Changing an MX Record Using WHM (Web Host Manager)
To setup or make changes to MX records using WHM, follow these steps:
- First, log in to your WHM account using your username and password.
- On the left-hand side, locate and click on the option for DNS Functions.
- Click on Edit DNS Zone.
- From the drop-down window, select your domain and click Edit.
- If there is already an existing MX record entered, you should delete it.
- Enter your domain name and leave the second box as is.
- From the drop-down menu, select the option for MX.
- If you’re using Gmail, then enter the information for Google’s mail servers as listed above, including the trailing period. For example:
- When you’re finished editing the records, click Save.
Keep in mind, it may take a day or so for your DNS changes to be updated.
Changing an MX Record Using Plesk
To setup or change an MX record using the Plesk control panel, follow these steps:
- First, you’ll need to log in to Plesk using your username and password.
- Under the Websites & Domains tab, select DNS Settings.
- Locate the domain you are making changes to and click the option to Manage.
- Select the option to Add a Record.
- Using the drop-down menu, change Record type to MX.

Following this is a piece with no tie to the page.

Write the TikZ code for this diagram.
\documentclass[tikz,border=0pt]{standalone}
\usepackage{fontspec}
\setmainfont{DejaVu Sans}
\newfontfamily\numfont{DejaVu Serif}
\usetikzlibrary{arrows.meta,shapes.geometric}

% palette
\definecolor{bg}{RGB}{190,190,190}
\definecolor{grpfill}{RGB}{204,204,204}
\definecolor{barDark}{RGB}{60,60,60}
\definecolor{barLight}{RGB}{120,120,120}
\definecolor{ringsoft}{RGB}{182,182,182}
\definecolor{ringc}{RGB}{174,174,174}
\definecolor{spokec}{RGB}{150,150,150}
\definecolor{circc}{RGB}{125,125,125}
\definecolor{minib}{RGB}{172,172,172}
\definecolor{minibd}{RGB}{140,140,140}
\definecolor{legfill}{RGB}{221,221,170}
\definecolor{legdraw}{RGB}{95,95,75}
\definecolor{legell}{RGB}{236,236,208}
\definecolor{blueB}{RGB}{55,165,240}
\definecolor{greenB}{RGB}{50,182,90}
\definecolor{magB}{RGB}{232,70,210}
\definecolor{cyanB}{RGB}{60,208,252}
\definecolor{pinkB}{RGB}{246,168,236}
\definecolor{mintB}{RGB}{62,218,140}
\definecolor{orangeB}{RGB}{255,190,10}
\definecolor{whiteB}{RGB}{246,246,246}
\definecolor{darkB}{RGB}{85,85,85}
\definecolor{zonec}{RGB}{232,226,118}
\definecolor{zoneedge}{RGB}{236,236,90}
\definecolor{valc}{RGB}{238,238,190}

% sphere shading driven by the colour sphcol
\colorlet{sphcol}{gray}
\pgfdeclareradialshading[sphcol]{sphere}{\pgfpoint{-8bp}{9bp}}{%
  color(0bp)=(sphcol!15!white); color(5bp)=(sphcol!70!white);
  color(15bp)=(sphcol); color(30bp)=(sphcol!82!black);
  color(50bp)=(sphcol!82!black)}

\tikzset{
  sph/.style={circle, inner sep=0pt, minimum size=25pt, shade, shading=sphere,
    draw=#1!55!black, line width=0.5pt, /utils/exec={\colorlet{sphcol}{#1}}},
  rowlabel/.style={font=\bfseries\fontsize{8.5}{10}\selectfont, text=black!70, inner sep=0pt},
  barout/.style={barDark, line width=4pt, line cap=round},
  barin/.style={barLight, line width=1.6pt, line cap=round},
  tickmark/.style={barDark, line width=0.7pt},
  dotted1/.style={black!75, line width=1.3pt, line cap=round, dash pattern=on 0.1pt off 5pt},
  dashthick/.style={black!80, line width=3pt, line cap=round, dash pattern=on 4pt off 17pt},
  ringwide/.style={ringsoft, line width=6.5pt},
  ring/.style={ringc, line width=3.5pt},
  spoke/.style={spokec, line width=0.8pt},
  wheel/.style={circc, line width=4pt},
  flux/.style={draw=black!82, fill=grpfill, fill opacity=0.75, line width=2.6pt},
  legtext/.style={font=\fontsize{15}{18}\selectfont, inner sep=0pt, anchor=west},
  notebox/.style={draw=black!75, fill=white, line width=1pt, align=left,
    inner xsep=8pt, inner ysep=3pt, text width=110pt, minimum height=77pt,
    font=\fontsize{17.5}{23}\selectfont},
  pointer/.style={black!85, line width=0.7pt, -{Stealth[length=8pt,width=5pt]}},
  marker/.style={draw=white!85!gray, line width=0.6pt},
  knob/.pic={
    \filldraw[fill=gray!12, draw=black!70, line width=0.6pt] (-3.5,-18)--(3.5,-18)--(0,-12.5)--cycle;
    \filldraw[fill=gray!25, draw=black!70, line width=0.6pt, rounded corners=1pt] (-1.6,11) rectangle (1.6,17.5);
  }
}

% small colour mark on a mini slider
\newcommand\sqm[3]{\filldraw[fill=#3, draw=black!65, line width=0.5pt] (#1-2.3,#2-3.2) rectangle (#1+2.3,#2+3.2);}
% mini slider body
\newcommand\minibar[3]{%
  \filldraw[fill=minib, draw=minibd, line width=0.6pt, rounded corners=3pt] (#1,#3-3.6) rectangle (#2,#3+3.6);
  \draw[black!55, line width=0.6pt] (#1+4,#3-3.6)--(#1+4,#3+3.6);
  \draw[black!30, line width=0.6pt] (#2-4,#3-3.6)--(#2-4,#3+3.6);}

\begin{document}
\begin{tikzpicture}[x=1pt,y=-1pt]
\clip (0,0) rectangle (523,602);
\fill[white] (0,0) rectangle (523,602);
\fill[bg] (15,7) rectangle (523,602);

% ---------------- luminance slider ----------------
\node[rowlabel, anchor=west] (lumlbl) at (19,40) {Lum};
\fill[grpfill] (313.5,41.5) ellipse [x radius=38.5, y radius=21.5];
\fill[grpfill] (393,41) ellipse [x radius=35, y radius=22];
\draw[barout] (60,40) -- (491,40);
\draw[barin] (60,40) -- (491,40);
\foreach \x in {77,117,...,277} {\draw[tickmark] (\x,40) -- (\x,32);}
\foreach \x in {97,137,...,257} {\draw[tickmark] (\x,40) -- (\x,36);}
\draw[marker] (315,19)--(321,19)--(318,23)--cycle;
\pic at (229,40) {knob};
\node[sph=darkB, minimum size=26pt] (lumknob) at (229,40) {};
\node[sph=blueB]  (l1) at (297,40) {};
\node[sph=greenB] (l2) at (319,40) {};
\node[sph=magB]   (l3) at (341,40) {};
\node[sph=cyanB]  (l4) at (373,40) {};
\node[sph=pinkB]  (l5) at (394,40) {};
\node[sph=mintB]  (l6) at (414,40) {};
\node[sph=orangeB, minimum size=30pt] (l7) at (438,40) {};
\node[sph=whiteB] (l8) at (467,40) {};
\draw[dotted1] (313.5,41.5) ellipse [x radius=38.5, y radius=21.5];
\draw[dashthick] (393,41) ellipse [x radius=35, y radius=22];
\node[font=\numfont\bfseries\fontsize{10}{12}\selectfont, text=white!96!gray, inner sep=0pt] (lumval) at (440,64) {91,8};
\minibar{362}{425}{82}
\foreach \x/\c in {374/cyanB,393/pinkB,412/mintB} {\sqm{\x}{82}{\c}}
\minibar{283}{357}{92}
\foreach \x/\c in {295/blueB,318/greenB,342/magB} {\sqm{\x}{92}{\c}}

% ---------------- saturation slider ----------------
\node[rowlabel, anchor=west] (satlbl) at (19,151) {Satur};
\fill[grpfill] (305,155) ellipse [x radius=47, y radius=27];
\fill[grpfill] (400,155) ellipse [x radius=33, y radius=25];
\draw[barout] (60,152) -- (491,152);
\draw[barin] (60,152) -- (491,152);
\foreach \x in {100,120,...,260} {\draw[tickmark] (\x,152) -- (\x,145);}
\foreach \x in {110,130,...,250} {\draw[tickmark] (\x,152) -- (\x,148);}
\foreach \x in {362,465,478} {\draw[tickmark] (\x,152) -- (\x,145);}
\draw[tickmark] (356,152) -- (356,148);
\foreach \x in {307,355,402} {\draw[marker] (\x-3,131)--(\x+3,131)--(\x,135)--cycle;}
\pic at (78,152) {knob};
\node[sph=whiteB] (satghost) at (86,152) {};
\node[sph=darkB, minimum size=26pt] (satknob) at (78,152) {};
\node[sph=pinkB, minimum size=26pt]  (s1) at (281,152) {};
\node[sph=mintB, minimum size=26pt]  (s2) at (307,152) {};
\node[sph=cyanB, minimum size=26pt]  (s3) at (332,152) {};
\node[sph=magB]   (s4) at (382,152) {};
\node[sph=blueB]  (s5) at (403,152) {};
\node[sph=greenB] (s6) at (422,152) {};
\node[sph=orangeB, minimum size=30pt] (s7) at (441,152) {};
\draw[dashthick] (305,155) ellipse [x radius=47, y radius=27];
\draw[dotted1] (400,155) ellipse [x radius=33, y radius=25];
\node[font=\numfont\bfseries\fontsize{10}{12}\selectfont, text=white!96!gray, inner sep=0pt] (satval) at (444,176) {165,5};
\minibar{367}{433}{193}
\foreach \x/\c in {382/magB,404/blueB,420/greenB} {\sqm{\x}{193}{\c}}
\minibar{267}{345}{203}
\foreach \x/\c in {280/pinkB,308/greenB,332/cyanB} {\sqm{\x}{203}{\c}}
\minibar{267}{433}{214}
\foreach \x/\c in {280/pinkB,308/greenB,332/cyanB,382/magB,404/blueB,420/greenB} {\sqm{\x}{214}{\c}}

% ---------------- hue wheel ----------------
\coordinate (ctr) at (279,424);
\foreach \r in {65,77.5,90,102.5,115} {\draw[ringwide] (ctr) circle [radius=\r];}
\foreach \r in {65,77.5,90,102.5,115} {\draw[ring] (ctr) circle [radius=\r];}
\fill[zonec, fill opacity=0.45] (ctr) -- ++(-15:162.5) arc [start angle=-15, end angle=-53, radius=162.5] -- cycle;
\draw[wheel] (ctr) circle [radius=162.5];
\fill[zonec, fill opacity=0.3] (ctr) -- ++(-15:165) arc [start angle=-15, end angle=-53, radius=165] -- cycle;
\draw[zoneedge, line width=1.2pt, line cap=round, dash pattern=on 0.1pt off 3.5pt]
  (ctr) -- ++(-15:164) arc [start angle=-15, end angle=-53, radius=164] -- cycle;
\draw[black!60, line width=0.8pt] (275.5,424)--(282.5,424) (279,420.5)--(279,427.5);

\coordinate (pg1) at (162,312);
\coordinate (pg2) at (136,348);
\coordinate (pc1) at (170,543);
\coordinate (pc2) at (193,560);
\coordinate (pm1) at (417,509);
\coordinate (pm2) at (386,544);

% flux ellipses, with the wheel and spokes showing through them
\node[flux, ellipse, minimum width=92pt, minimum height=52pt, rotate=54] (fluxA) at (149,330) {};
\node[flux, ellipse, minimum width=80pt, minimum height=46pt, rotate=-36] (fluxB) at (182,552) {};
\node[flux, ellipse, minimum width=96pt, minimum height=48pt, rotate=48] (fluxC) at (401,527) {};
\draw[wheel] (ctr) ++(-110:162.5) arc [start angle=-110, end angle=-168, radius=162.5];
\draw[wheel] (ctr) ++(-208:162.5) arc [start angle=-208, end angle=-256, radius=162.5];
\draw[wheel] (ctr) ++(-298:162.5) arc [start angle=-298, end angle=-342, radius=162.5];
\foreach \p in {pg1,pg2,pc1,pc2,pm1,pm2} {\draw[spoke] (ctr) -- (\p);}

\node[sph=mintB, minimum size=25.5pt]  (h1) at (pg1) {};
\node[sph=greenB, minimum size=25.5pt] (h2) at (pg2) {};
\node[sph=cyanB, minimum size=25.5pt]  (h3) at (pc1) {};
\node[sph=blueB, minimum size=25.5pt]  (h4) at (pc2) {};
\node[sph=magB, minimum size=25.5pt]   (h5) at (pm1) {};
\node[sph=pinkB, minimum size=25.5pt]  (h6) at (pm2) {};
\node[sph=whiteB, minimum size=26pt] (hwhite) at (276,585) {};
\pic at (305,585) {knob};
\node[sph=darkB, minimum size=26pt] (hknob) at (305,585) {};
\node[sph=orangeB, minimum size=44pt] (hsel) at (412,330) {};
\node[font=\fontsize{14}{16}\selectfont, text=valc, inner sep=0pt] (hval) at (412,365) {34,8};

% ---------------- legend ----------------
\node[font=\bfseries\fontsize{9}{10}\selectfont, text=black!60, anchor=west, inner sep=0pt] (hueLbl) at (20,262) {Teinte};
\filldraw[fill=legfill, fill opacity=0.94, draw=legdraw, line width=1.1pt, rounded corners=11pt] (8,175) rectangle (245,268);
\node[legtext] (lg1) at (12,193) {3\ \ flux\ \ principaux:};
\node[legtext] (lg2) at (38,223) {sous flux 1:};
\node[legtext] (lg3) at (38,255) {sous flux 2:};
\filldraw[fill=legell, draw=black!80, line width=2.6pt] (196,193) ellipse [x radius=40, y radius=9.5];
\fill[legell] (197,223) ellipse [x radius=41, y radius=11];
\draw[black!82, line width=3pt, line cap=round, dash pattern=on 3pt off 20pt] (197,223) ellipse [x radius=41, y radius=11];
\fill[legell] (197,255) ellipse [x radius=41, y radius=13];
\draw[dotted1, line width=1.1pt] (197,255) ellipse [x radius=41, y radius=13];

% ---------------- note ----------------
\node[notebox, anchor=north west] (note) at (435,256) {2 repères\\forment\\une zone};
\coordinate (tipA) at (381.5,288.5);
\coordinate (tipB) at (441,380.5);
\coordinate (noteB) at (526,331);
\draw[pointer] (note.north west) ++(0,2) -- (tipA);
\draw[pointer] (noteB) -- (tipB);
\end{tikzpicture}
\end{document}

- Leave the option for Mail domain blank.
- In the form field labelled Mail exchange server, enter the name of the mail server you are sending your incoming mail to. If you are using Gmail, start with the first mail server:
- Using the drop-down menu labelled Specify the priority of the mail exchange server, enter the priority number for the server as listed above. If you do not have a specific priority number for the mail server you’re using, leave it set on “0“.
- Click on Apply to save your changes and repeat for any additional MX records you need to create.
Remember that changes to DNS won’t take effect immediately.
And there you have it! You should now be able to modify an MX record for Gmail using any one of the above control panels.